月面に宇宙船の燃料工場、JAXA計画…水から水素作るプラント開発へ

宇宙航空研究開発機構(JAXA)が、宇宙船の燃料を月面で製造する技術を実証するプラントの開発を計画していることがわかった。月の水から燃料を作る技術を独自に確立し、月面で2035年以降に燃料工場を着工、40年までの稼働を目指す。今年度以降、プラント開発に協力する企業を公募する方針だ。
長期間の月面探査を実現するには、宇宙飛行士を月に送り、持続的に活動できる環境を整える必要がある。月面では宇宙船や探査車が移動手段になるが、燃料を地球から補給するには費用や時間がかかり、現地で製造できる工場が不可欠だ。
月の極域には、水があるとされる。JAXAの構想では、水を含む月の砂「レゴリス」を掘削して砂から抽出した水を電気分解し、燃料となる水素と、燃焼に必要な酸化剤となる酸素を取り出す。水素は月の低温環境を利用し、液体にして貯蔵する。液体水素は、既存のロケットの燃料にも使われている。
試算では、月で継続的に活動するのに必要な燃料は年間57・6トン。JAXAはこれまで、プラント大手・日揮ホールディングスの海外事業会社「日揮グローバル」(横浜市)などと契約し、技術実証用プラントの概念設計を進めてきた。

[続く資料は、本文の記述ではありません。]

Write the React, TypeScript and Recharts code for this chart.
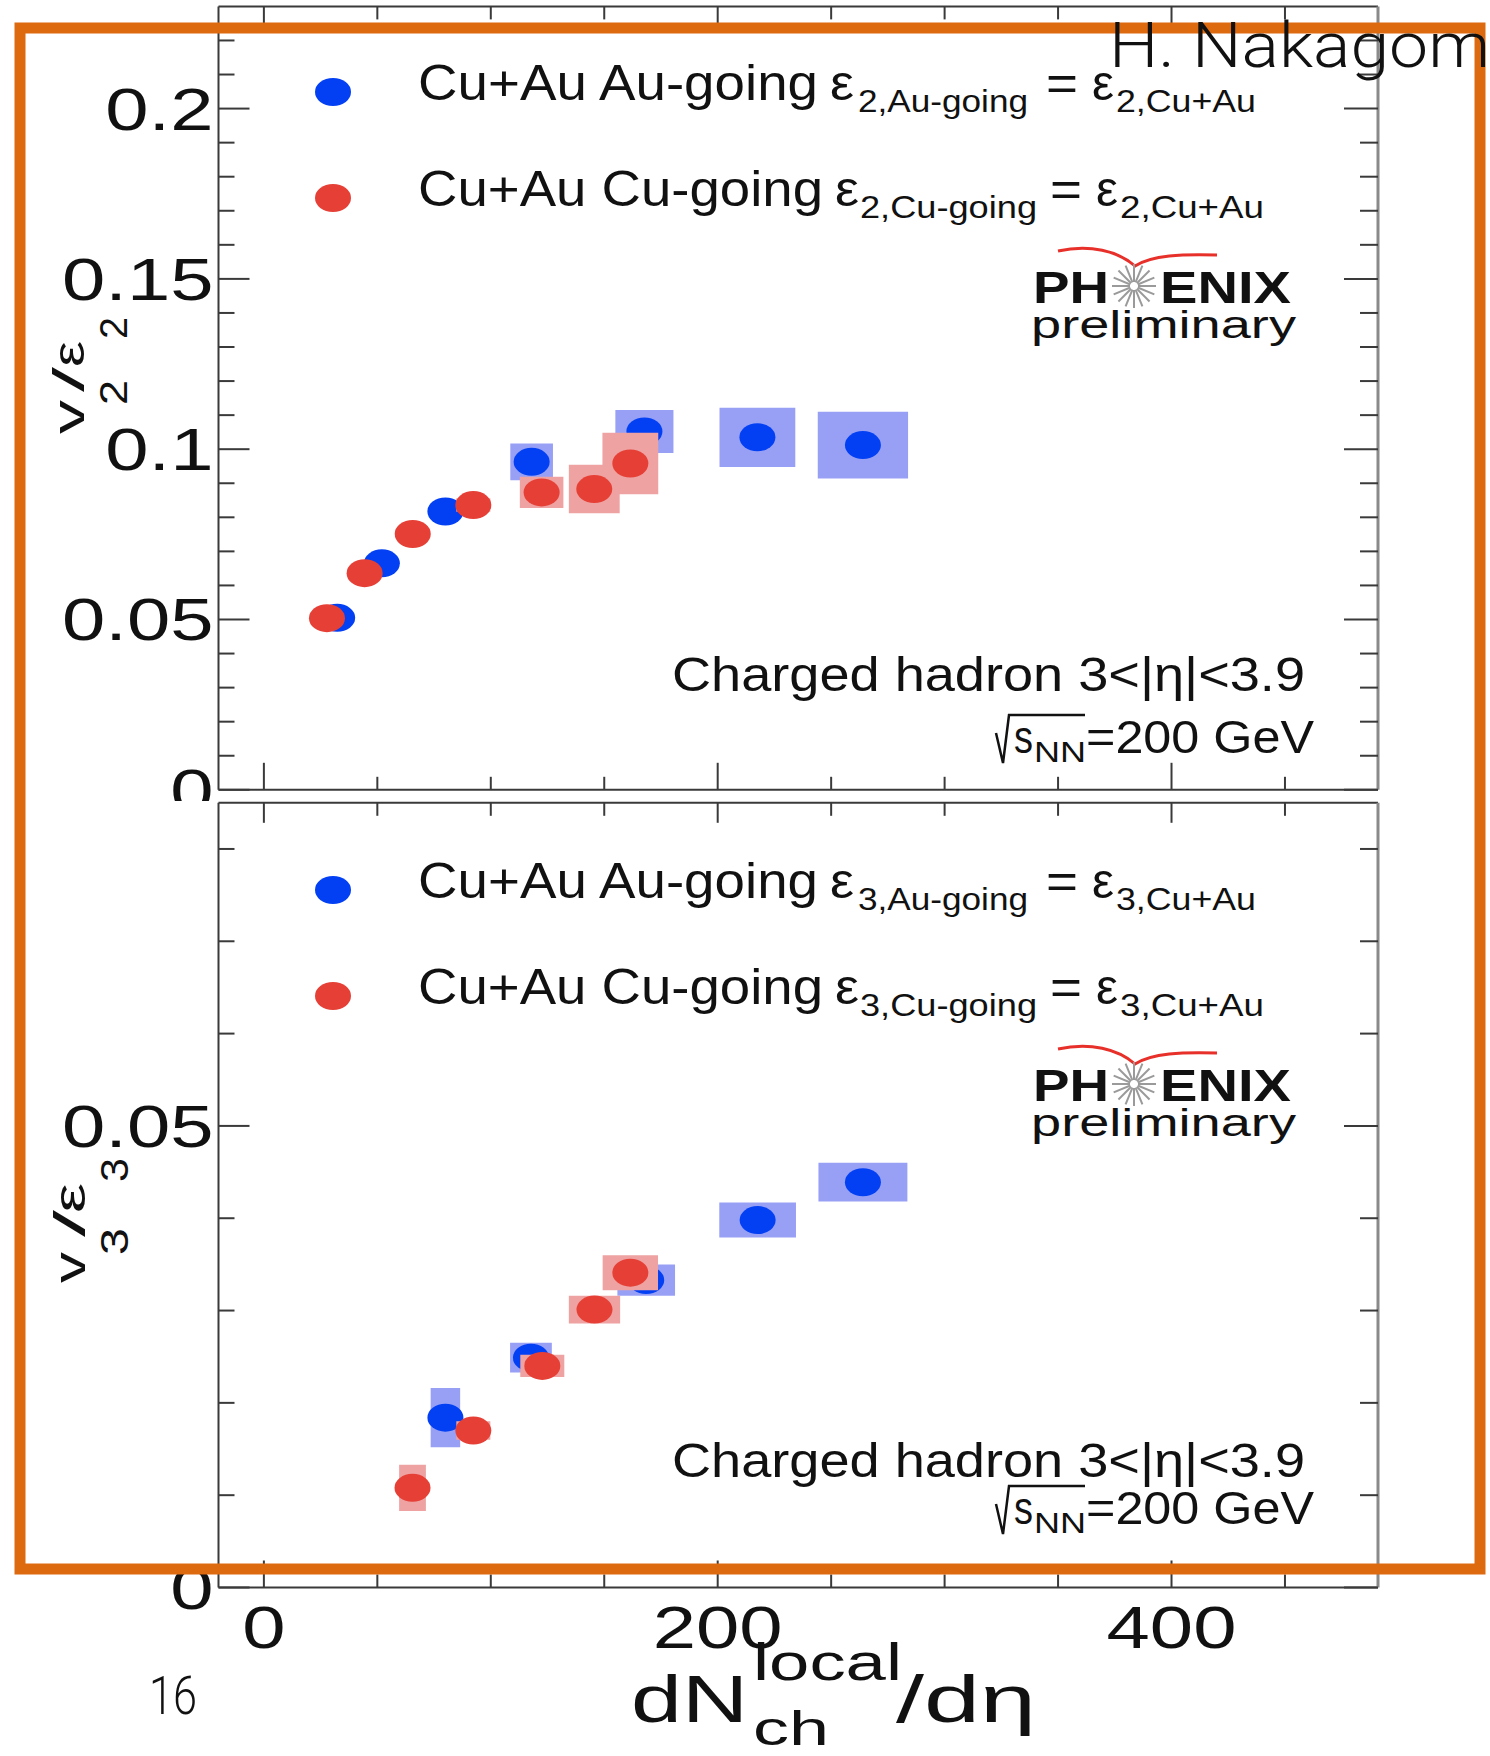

今年度以降、月面環境を模した実験施設の国内整備に向け、協力企業を公募する方針だ。産官学の技術実証を経て、月面で30年代に地盤調査、35年以降に工場着工という長期計画を描く。
日本も加わる米国主導の有人月探査「アルテミス計画」では、日米両政府が今月、日本人2人の月面着陸で合意した。将来的には有人基地の建設も計画されている。月面の燃料工場は他国も構想中で、日本と共同建設する可能性がある。
JAXA国際宇宙探査センターの島田潤研究開発員は「民間の力も借りて開発すべき技術を見極める必要がある」と指摘。日揮グローバルの深浦 希峰 ユニットリーダーは「プラント建設の実績を生かしたい」と話す。
月面開発には、複数の企業で参画の動きがある。空調設備工事大手の高砂熱学工業(東京)は、水電解装置を開発。宇宙新興企業アイスペース(同)が今冬に打ち上げる月着陸船に載せ、水電解の実証実験を行う。探査車で地中にヒーターを差し込み、水蒸気を回収することも検討している。
また、三菱重工業は、日本とインドの月極域探査計画「 LUPEX 」で使う探査車の開発を進めている。
◆レゴリス=惑星や衛星などの天体表面を覆う砂で、流れ星の元となる岩石などが落下した衝撃で発生する。月面のレゴリスは粒子が細かく、宇宙服内への侵入を防ぐ対策が必要な一方、建材などとして利用する方法も研究されている。